At the moment there is a lot of noise in the Hungarian press about the current increase of construction material prices, in particular for residential properties. The increase is partly generated by increased demands, since the Hungarian Government’s family subsidy programme grants significant subsidies to families with children for new house building and renovation.
However, the noise is also generated by Government officials such as the president of the Hungarian Competition Authority or a key advisor to the Prime Minister, who state that manufacturers may be abusing this situation and generate excessive profits to the detriment of Hungarian families. Therefore, it is likely that sooner or later the HCA will investigate targets, looking out for signs of abuse of dominance (unfair prices) or cartels.
Based on its recent press releases accessible here and here, over the past 12 months, the HCA has carried out preliminary investigations into the marketing of a number of other construction materials, such as bricks, roof tiles, insulation and paving materials and doors and windows, in order to explore the sales system for these products. The HCA is also expected to investigate the reasons for the price increase in the construction industry, for this reason, it may be worthwhile to prepare for the increased interest of the HCA.

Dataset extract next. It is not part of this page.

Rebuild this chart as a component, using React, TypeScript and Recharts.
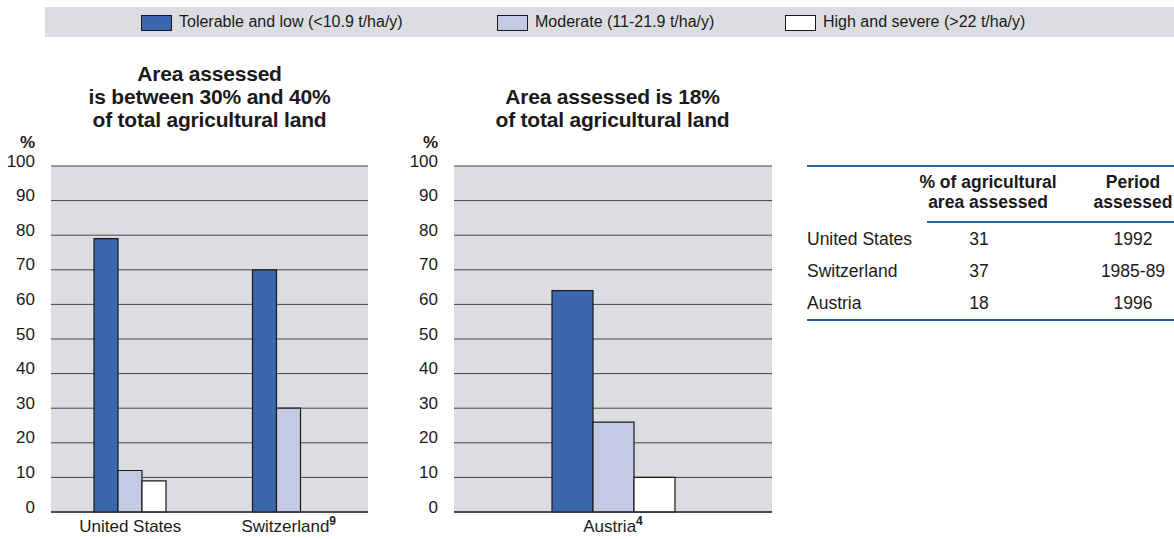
import React from "react";
import { BarChart, Bar, XAxis, YAxis, CartesianGrid } from "recharts";

const seriesNames = [
  "Tolerable and low (<10.9 t/ha/y)",
  "Moderate (11-21.9 t/ha/y)",
  "High and severe (>22 t/ha/y)",
];
const seriesColors = ["#3a67ae", "#c5cae4", "#ffffff"];

const leftCountries = ["United States", "Switzerland"];
const leftNotes = ["", "9"];
const leftTolerable = [79, 70];
const leftModerate = [12, 30];
const leftHigh = [9, 0];

const rightCountries = ["Austria"];
const rightNotes = ["4"];
const rightTolerable = [64];
const rightModerate = [26];
const rightHigh = [10];

const yTicks = [0, 10, 20, 30, 40, 50, 60, 70, 80, 90, 100];

const tableCountries = ["United States", "Switzerland", "Austria"];
const tableShare = ["31", "37", "18"];
const tablePeriod = ["1992", "1985-89", "1996"];

const FONT = "'Liberation Sans', Arial, Helvetica, sans-serif";
const BLUE_LINE = "#2a5fa6";

const makeRows = (
  names: string[],
  notes: string[],
  tol: number[],
  mod: number[],
  high: number[]
) =>
  names.map((name, i) => ({
    name,
    note: notes[i],
    tolerable: tol[i],
    moderate: mod[i],
    high: high[i],
  }));

const leftRows = makeRows(leftCountries, leftNotes, leftTolerable, leftModerate, leftHigh);
const rightRows = makeRows(rightCountries, rightNotes, rightTolerable, rightModerate, rightHigh);

const YTick = (props: any) => {
  const { x, y, payload } = props;
  return (
    <text
      x={x}
      y={y - 5}
      textAnchor="end"
      dominantBaseline="central"
      fontSize={17}
      fontFamily={FONT}
      fill="#1a1a1a"
    >
      {payload.value}
    </text>
  );
};

const makeXTick = (rows: { name: string; note: string }[]) => (props: any) => {
  const { x, y, payload } = props;
  const row = rows.find((r) => r.name === payload.value);
  return (
    <text x={x} y={y} dy="0.71em" textAnchor="middle" fontSize={17} fontFamily={FONT} fill="#1a1a1a">
      {payload.value}
      {row && row.note ? (
        <tspan dy={-7} fontSize={12} fontWeight="bold">
          {row.note}
        </tspan>
      ) : null}
    </text>
  );
};

interface PanelProps {
  rows: any[];
  left: number;
  yAxisWidth: number;
  rightMargin: number;
  gap: number;
}

const Panel = ({ rows, left, yAxisWidth, rightMargin, gap }: PanelProps) => (
  <div style={{ position: "absolute", left, top: 140 }}>
    <BarChart
      width={380}
      height={395}
      data={rows}
      margin={{ top: 26, right: rightMargin, left: 0, bottom: 0 }}
      barGap={0}
      barCategoryGap={gap}
    >
      <CartesianGrid vertical={false} fill="#dcdde0" stroke="#444" strokeWidth={1} />
      <XAxis
        dataKey="name"
        height={23}
        tickLine={false}
        tickSize={0}
        tickMargin={8}
        axisLine={{ stroke: "#333", strokeWidth: 1.5 }}
        tick={makeXTick(rows)}
        interval={0}
      />
      <YAxis
        width={yAxisWidth}
        domain={[0, 100]}
        ticks={yTicks}
        tickLine={false}
        tickSize={0}
        tickMargin={16}
        axisLine={false}
        tick={<YTick />}
        interval={0}
      />
      <Bar dataKey="tolerable" fill={seriesColors[0]} stroke="#1a1a1a" strokeWidth={1.2} isAnimationActive={false} />
      <Bar dataKey="moderate" fill={seriesColors[1]} stroke="#1a1a1a" strokeWidth={1.2} isAnimationActive={false} />
      <Bar dataKey="high" fill={seriesColors[2]} stroke="#1a1a1a" strokeWidth={1.2} isAnimationActive={false} />
    </BarChart>
  </div>
);

const legendPos = [141, 497, 785];

const App = () => {
  const titleStyle: React.CSSProperties = {
    position: "absolute",
    textAlign: "center",
    fontWeight: "bold",
    fontSize: 21,
    lineHeight: "23px",
    letterSpacing: -0.2,
    color: "#1a1a1a",
  };
  const pctStyle: React.CSSProperties = {
    position: "absolute",
    top: 133,
    textAlign: "right",
    fontWeight: "bold",
    fontSize: 17,
    color: "#1a1a1a",
  };
  const cell: React.CSSProperties = { position: "absolute", fontSize: 17.5, color: "#1a1a1a", whiteSpace: "nowrap" };
  return (
    <div
      style={{
        position: "absolute",
        left: 0,
        top: 0,
        width: 1174,
        height: 539,
        overflow: "hidden",
        background: "#fff",
        fontFamily: FONT,
      }}
    >
      {/* legend band */}
      <div style={{ position: "absolute", left: 45, top: 7, width: 1129, height: 30, background: "#dcdde0" }} />
      {seriesNames.map((name, i) => (
        <React.Fragment key={name}>
          <div
            style={{
              position: "absolute",
              left: legendPos[i],
              top: 15,
              width: 29,
              height: 14,
              background: seriesColors[i],
              border: "1px solid #1a1a1a",
            }}
          />
          <div style={{ position: "absolute", left: legendPos[i] + 38, top: 13, fontSize: 16, color: "#1a1a1a", whiteSpace: "nowrap" }}>
            {name}
          </div>
        </React.Fragment>
      ))}

      <div style={{ ...titleStyle, left: 41, width: 337, top: 62 }}>
        Area assessed
        <br />
        is between 30% and 40%
        <br />
        of total agricultural land
      </div>
      <div style={{ ...titleStyle, left: 444, width: 337, top: 85 }}>
        Area assessed is 18%
        <br />
        of total agricultural land
      </div>
      <div style={{ ...pctStyle, left: 0, width: 35 }}>%</div>
      <div style={{ ...pctStyle, left: 400, width: 38 }}>%</div>

      <Panel rows={leftRows} left={0} yAxisWidth={51} rightMargin={12} gap={43} />
      <Panel rows={rightRows} left={400} yAxisWidth={54} rightMargin={8} gap={98} />

      {/* table */}
      <div style={{ position: "absolute", left: 807, top: 165, width: 400, height: 2, background: BLUE_LINE }} />
      <div style={{ ...cell, left: 900, width: 176, top: 172, textAlign: "center", fontWeight: "bold", lineHeight: "20px" }}>
        % of agricultural
        <br />
        area assessed
      </div>
      <div style={{ ...cell, left: 1083, width: 100, top: 172, textAlign: "center", fontWeight: "bold", lineHeight: "20px" }}>
        Period
        <br />
        assessed
      </div>
      <div style={{ position: "absolute", left: 927, top: 221, width: 300, height: 2, background: BLUE_LINE }} />
      {tableCountries.map((c, i) => (
        <React.Fragment key={c}>
          <div style={{ ...cell, left: 807, top: 229 + i * 32 }}>{c}</div>
          <div style={{ ...cell, left: 929, width: 100, top: 229 + i * 32, textAlign: "center" }}>{tableShare[i]}</div>
          <div style={{ ...cell, left: 1083, width: 100, top: 229 + i * 32, textAlign: "center" }}>{tablePeriod[i]}</div>
        </React.Fragment>
      ))}
      <div style={{ position: "absolute", left: 807, top: 319, width: 400, height: 2, background: BLUE_LINE }} />
    </div>
  );
};

export default App;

Good to know about dawn raids …
The HCA can conduct a dawn raid, carried out unexpectedly. The HCA officials may view or copy any document, IT device, remote data carrier, even if the evidence may be related to other competition law infringements, in which case the HCA will subsequently request permission. The HCA may also conduct dawn raids at the headquarters, branch offices, vehicles, private homes of its former and current managers, and at the private homes of its current employees. Companies under investigation have the right for a lawyer, and for protection of correspondence with their lawyer.
The evidence obtained during the dawn raid may not only substantiate the company's competition liability, but in some cases it can be used in criminal proceedings against company directors and also capable to justify the exclusion of the company from public procurement. The dawn raid should be carried out in the presence of stakeholders, but if it cannot be ensured, the assistance of an official witness shall be sought. During the dawn raid the investigator may oblige the stakeholders to provide information and explanations orally or in writing, or to provide other information on site. The dawn raid may be carried out between 8 am and 8 pm on a working day, unless its successful completion requires a different time.
Companies under investigation have the right for a lawyer, and for protection of correspondence with their lawyer. It is important to note in this regard that the powers of the HCA are not unlimited. According to the case law of the ECJ, dawn raids which seeks to find evidence which are not predetermined and which are not specific to an infringement are contrary to the principle of necessity, therefore considered illegal.
The importance of cooperation with the HCA
In the absence of cooperation (e.g. due to the delay in entering the building), a procedural fine may be imposed up to 1% of the company's net sales in the previous year, or up to HUF 500,000 [approx. EUR 1500] against a natural person, or the HCA may request the assistance of the police. Obstructing the investigation or destroying the evidence may result in severe procedural fines, so cooperation with the HCA is advised.
The HCA increasingly appreciates cooperation by investigated companies, and there are a number of options (some of which can be combined) to avoid or significantly reduce a fine in the case of an infringement. The HCA has a leniency program, and it is also possible to reach a settlement with the HCA, or offer a commitment, or even to set up an ex-post compliance program, all of which can reduce a potential fine.
The HCA and the SME sector
Dawn raids are no longer the risk of the big companies only. The HCA can also conduct a dawn raid at the headquarters of small and medium-sized companies: dawn raids have been launched against SME's on the road salt, contact lenses, on-line cash registers, and driver education markets.